Saturday, November 05, 2016

The Bad Man Speaking Poorly

Media Rants for November 2016


Note: An audio version of this column can be found here

My academic field is called Communication Studies. Scholars in the field identify and shed light on the many factors impacting human communication in any context, from face-to-face to social and mass media.

For many years Communication Studies went by the name Rhetoric. Rhetoric is still a major part of the field; modern rhetoricians examine the ways in which human beings influence each other through the sharing of symbols.

Back in the 1980s, Communication and Rhetoric teachers felt their heads exploding every time some partisan or pundit referred to President Ronald Reagan as the “Great Communicator.” I remember thinking, “how can someone be called a great communicator if he can’t offer coherent explanations of the policies of his own administration?”

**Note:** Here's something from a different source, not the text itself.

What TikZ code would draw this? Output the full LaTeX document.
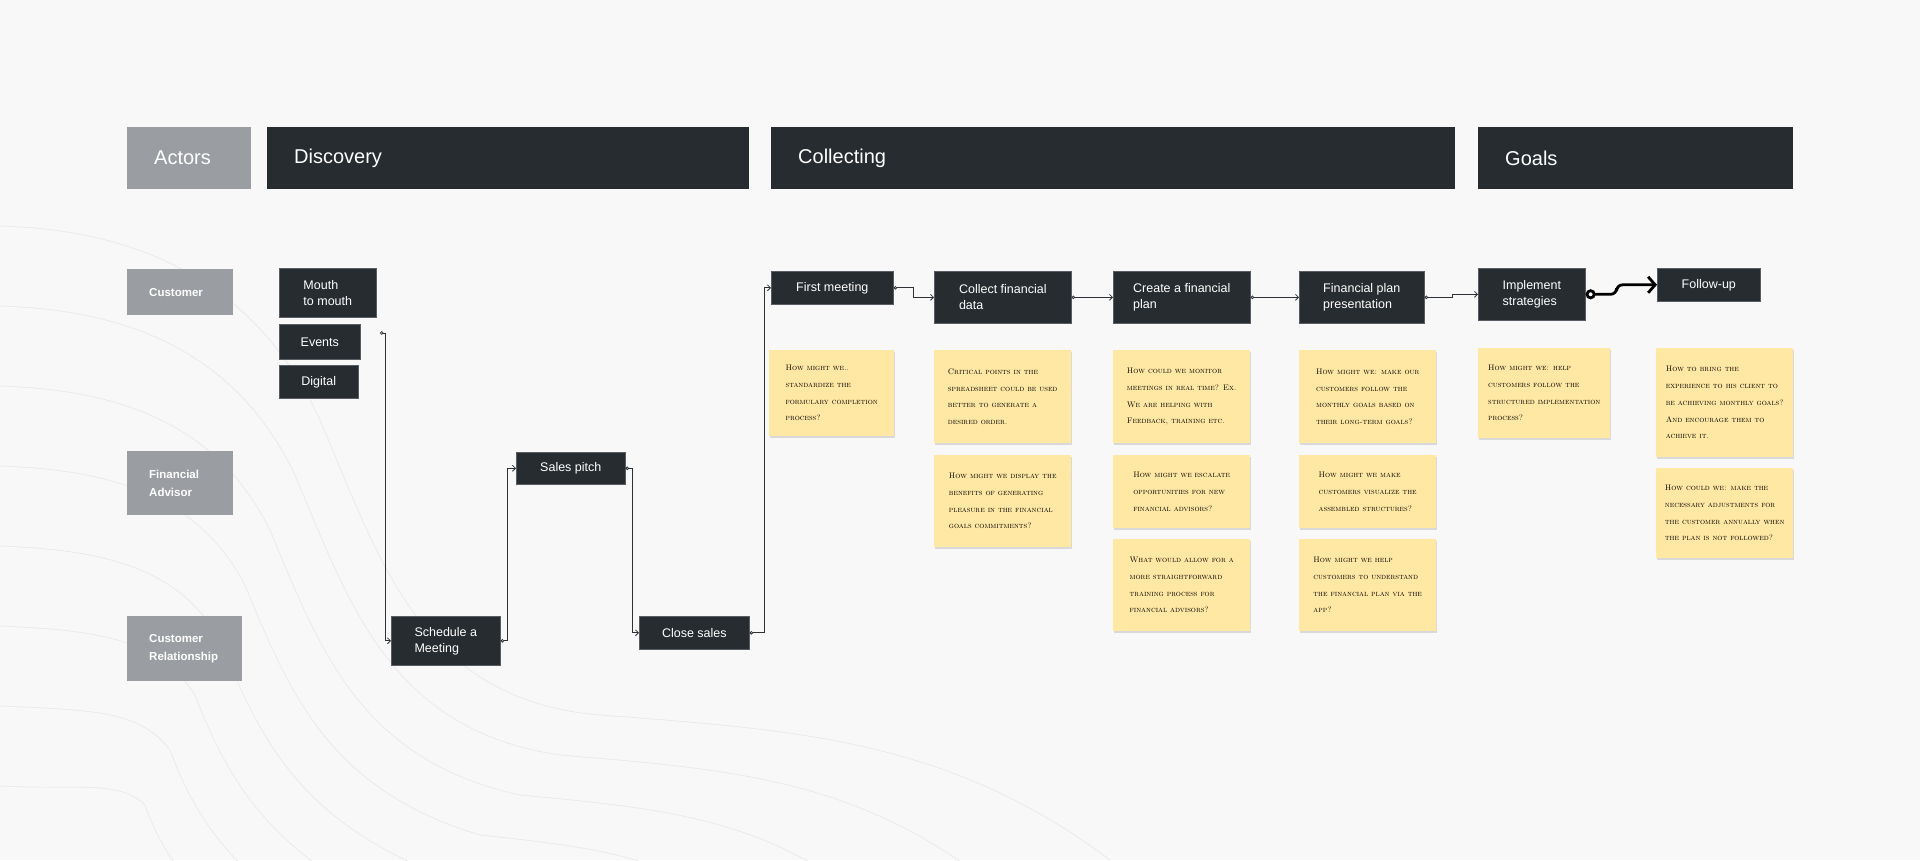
\documentclass[tikz,border=0pt]{standalone}
\usepackage{fontspec}
\setsansfont{Liberation Sans}
\usetikzlibrary{arrows.meta,shadows}

\definecolor{boxdark}{HTML}{262C30}
\definecolor{boxline}{HTML}{575D62}
\definecolor{actorgray}{HTML}{9A9DA1}
\definecolor{notey}{HTML}{FFE8A4}
\definecolor{bgpaper}{HTML}{F8F8F8}
\definecolor{contour}{HTML}{E9E9E9}
\definecolor{wire}{HTML}{2E3236}

\begin{document}
\begin{tikzpicture}[x=1pt, y=-1pt,
  every node/.style={anchor=north west, inner ysep=0pt},
  phase/.style={fill=boxdark, text=white, font=\sffamily\fontsize{20}{24}\selectfont,
    minimum height=62pt, inner xsep=27pt, align=left},
  actor/.style={fill=actorgray, text=white, font=\sffamily\bfseries\fontsize{11.5}{18}\selectfont,
    inner xsep=22pt, align=left},
  flowbox/.style={fill=boxdark, draw=boxline, line width=.6pt, text=white,
    font=\sffamily\fontsize{12.5}{16}\selectfont, inner xsep=0pt, align=left},
  note/.style={fill=notey, drop shadow={shadow xshift=1pt, shadow yshift=-2pt, opacity=.12, fill=black},
    text=black, font=\rmfamily\scshape\fontsize{8}{16.7}\selectfont, inner xsep=0pt, align=left},
  flow/.style={draw=wire, line width=.8pt,
    {Circle[open,length=3.5pt,fill=bgpaper]}-{Straight Barb[length=3pt,width=6pt]}},
  bigflow/.style={draw=black, line width=2.8pt, rounded corners=6pt,
    {Circle[open,length=10pt,fill=white]}-{Straight Barb[length=7pt,width=16pt]}},
  contour/.style={draw=contour, line width=.7pt}]

\useasboundingbox (0,0) rectangle (1920,860);
\fill[bgpaper] (0,0) rectangle (1920,860);

% background lines
\begin{scope}
\clip (0,0) rectangle (1920,860);
\foreach \k in {0,...,7}
  \draw[contour] (0,226+80*\k) .. controls (150-10*\k,230+80*\k) and (260-20*\k,290+70*\k) .. (320-25*\k,420+55*\k)
    .. controls (380-30*\k,560+45*\k) and (420-30*\k,700+30*\k) .. (600-40*\k,715+40*\k)
    .. controls (800-60*\k,730+40*\k) and (950-80*\k,740+40*\k) .. (1110-100*\k,860+40*\k);
\end{scope}

% phases
\node[phase, fill=actorgray, text width=70pt] (actors) at (127,127) {Actors};
\node[phase, text width=428pt] (discovery) at (267,127) {Discovery};
\node[phase, text width=630pt] (collecting) at (771,127) {Collecting};
\node[phase, text width=261pt] (goals) at (1478,127) {Goals};

% actors
\node[actor, text width=62pt, minimum height=46pt] (customer) at (127,269) {Customer};
\node[actor, text width=62pt, minimum height=64pt] (advisor) at (127,451) {Financial\\Advisor};
\node[actor, text width=71pt, minimum height=65pt] (relation) at (127,616) {Customer\\Relationship};

% discovery
\node[flowbox, minimum width=97pt, minimum height=49pt] (mouth) at (279,268) {Mouth\\to mouth};
\node[flowbox, minimum width=81pt, minimum height=35pt] (events) at (279,324) {Events};
\node[flowbox, minimum width=79pt, minimum height=33pt] (digital) at (279,365) {Digital};
\node[flowbox, minimum width=109pt, minimum height=49pt] (schedule) at (391,616) {Schedule a\\Meeting};
\node[flowbox, minimum width=109pt, minimum height=32pt] (pitch) at (516,452) {Sales pitch};
\node[flowbox, minimum width=110pt, minimum height=33pt] (close) at (639,616) {Close sales};
\coordinate (src) at (380,333);

% collecting
\node[flowbox, minimum width=122pt, minimum height=33pt] (first) at (771,271) {First meeting};
\node[flowbox, minimum width=137pt, minimum height=52pt] (collect) at (934,271) {Collect financial\\data};
\node[flowbox, minimum width=137pt, minimum height=52pt] (create) at (1113,271) {Create a financial\\plan};
\node[flowbox, minimum width=125pt, minimum height=52pt] (present) at (1299,271) {Financial plan\\presentation};

% goals
\node[flowbox, minimum width=107pt, minimum height=52pt] (implement) at (1478,268) {Implement\\strategies};
\node[flowbox, minimum width=103pt, minimum height=33pt] (follow) at (1657,268) {Follow-up};

% connectors
\draw[flow] (src) -- ++(5,0) |- (schedule.west);
\draw[flow] (schedule.east) -- ++(7,0) |- (pitch.west);
\draw[flow] (pitch.east) -- ++(7,0) |- (close.west);
\draw[flow] (close.east) -- ++(15,0) |- (first.west);
\draw[flow] (first.east) -- ++(20,0) |- (collect.west);
\draw[flow] (collect.east) -- (create.west);
\draw[flow] (create.east) -- (present.west);
\draw[flow] (present.east) -- ++(28,0) |- (implement.west);
\draw[bigflow] (implement.east) -- ++(31,0) |- (follow.west);

% sticky notes
\node[note, minimum width=125pt, minimum height=86pt] (n1) at (769,350)
  {How might we..\\standardize the\\formulary completion\\process?};
\node[note, minimum width=137pt, minimum height=93pt] (n2a) at (934,350)
  {Critical points in the\\spreadsheet could be used\\better to generate a\\desired order.};
\node[note, minimum width=137pt, minimum height=92pt] (n2b) at (934,455)
  {How might we display the\\benefits of generating\\pleasure in the financial\\goals commitments?};
\node[note, minimum width=137pt, minimum height=93pt] (n3a) at (1113,350)
  {How could we monitor\\meetings in real time? Ex.\\We are helping with\\Feedback, training etc.};
\node[note, minimum width=137pt, minimum height=73pt] (n3b) at (1113,455)
  {How might we escalate\\opportunities for new\\financial advisors?};
\node[note, minimum width=137pt, minimum height=92pt] (n3c) at (1113,539)
  {What would allow for a\\more straightforward\\training process for\\financial advisors?};
\node[note, minimum width=137pt, minimum height=93pt] (n4a) at (1299,350)
  {How might we: make our\\customers follow the\\monthly goals based on\\their long-term goals?};
\node[note, minimum width=137pt, minimum height=73pt] (n4b) at (1299,455)
  {How might we make\\customers visualize the\\assembled structures?};
\node[note, minimum width=137pt, minimum height=92pt] (n4c) at (1299,539)
  {How might we help\\customers to understand\\the financial plan via the\\app?};
\node[note, minimum width=132pt, minimum height=90pt] (n5) at (1478,348)
  {How might we: help\\customers follow the\\structured implementation\\process?};
\node[note, minimum width=137pt, minimum height=109pt] (n6a) at (1656,348)
  {How to bring the\\experience to his client to\\be achieving monthly goals?\\And encourage them to\\achieve it.};
\node[note, minimum width=137pt, minimum height=90pt] (n6b) at (1656,468)
  {How could we: make the\\necessary adjustments for\\the customer annually when\\the plan is not followed?};
\end{tikzpicture}
\end{document}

In 1988 Dr. Kathleen Hall-Jamieson released Eloquence in an Electronic Age: The Transformation of Political Speechmaking, a seminal work that explained, among other things, how the medium of television created a requirement that political speeches be suitable for viewing in the living room. Like a prime time drama, the political speech should grip the audience with an engaging story line. Thus Hall-Jamieson’s explanation of the power of Reagan:
“Although his ideas are unoriginal, his language often pedestrian, the structure of his speeches at times haphazard, Reagan . . . is a skilled storyteller. Better than any modern president, Reagan understands the power of dramatic narrative to create an identity for an audience, to involve the audience, and to bond that audience to him. Like all good storytellers, Reagan understands the importance of invoking sentiments in the audience through use of vivid detail and delivered conviction.”

In 2016 Communication and Rhetoric teachers again find their heads exploding as some suggest that Donald Trump’s winning the Republican nomination  must have something to do with he too being a “great communicator.” Like Reagan before him, Trump understands “the importance of invoking sentiments in the audience through use of vivid detail and delivered conviction.” But while Reagan invoked sentiments in the manner of a father-like figure finding great moral principles in stories of everyday heroism, Trump is merely an irascible Internet troll. In late October the New York Times dedicated two full pages to publishing approximately 6,000 insults leveled by Mr. Trump against his political opponents. They called it “The 282 People, Places and Things Donald Trump Has Insulted on Twitter.”

I don’t think we need modern Communication or Rhetoric theories to explain rancorous trolls like Trump. Let’s instead go way back to the first century C.E. and look at the Institutio Oratoria of Marcus Fabius Quintilianus (I can imagine Trump tweeting “He has ‘anus’ in his name. Heh heh.”). Quintillian thought that the personal character of the orator was the most important element in the orator/audience relationship; he referred to the ethical orator as the “good man speaking well.”

Like all the early rhetoricians, Quintillian was under no illusion that people of character would necessarily prevail in public policy debates. Indeed, the good man speaking well is always in competition with the “bad man speaking poorly.” The bad man will bully, appeal to fear and prejudice, lie, threaten, mock, and manipulate. The bad man prevails in part when a society features high levels of what former Supreme Court justice David Souter in 2012 called “civic ignorance,” an inability to grasp the causes of societal problems coupled with a readiness to surrender freedom in order to allow some “strong man” to fix them.

Donald Trump, an incoherent blowhard sending out spiteful early morning tweets, is now the prototype of the 21st century bad man speaking poorly. Adam Gopnik’s piece in the New Yorker on the first Trump/Clinton debate and Trump’s morning after attack on a former Miss Universe crystallizes what we are getting at here. Of Trump Gopnik says:
“His cruelty to Alicia Machado was unleavened by any apparent respect for her as a human being in any role other than as an envelope of flesh—an attitude he only doubled down on the following morning by complaining that she presented what he saw as an obvious problem as a reigning Miss Universe: she had gained ‘a massive amount of weight’ (by Trump standards, that is). Again, this wasn’t a problem of how he chose to present his beliefs; the problem is with the beliefs. This wasn’t a question of preparation. It was that the things he actually believes are themselves repellent even when coherently presented. This was not a bad performance. This is a bad man.” (emphasis added).

The Arizona Republic, a conservative newspaper in circulation since 1890, has NEVER endorsed a Democrat over a Republican for president until this year. Kudos to the editorialists for recognizing the perils of handing over power to an objectively bad man. Of Trump’s actions towards women, they write
“They are evidence of deep character flaws. They are part of a pattern. Trump mocked a reporter’s physical handicap. Picked a fight with a Gold Star family. Insulted POWs. Suggested a Latino judge can’t be fair because of his heritage. Proposed banning Muslim immigration. Each of those comments show a stunning lack of human decency, empathy and respect."

Memo to Trump supporters: If your only response to the above is, “but Hillary Clinton is worse,” then with all due respect you just don’t get it.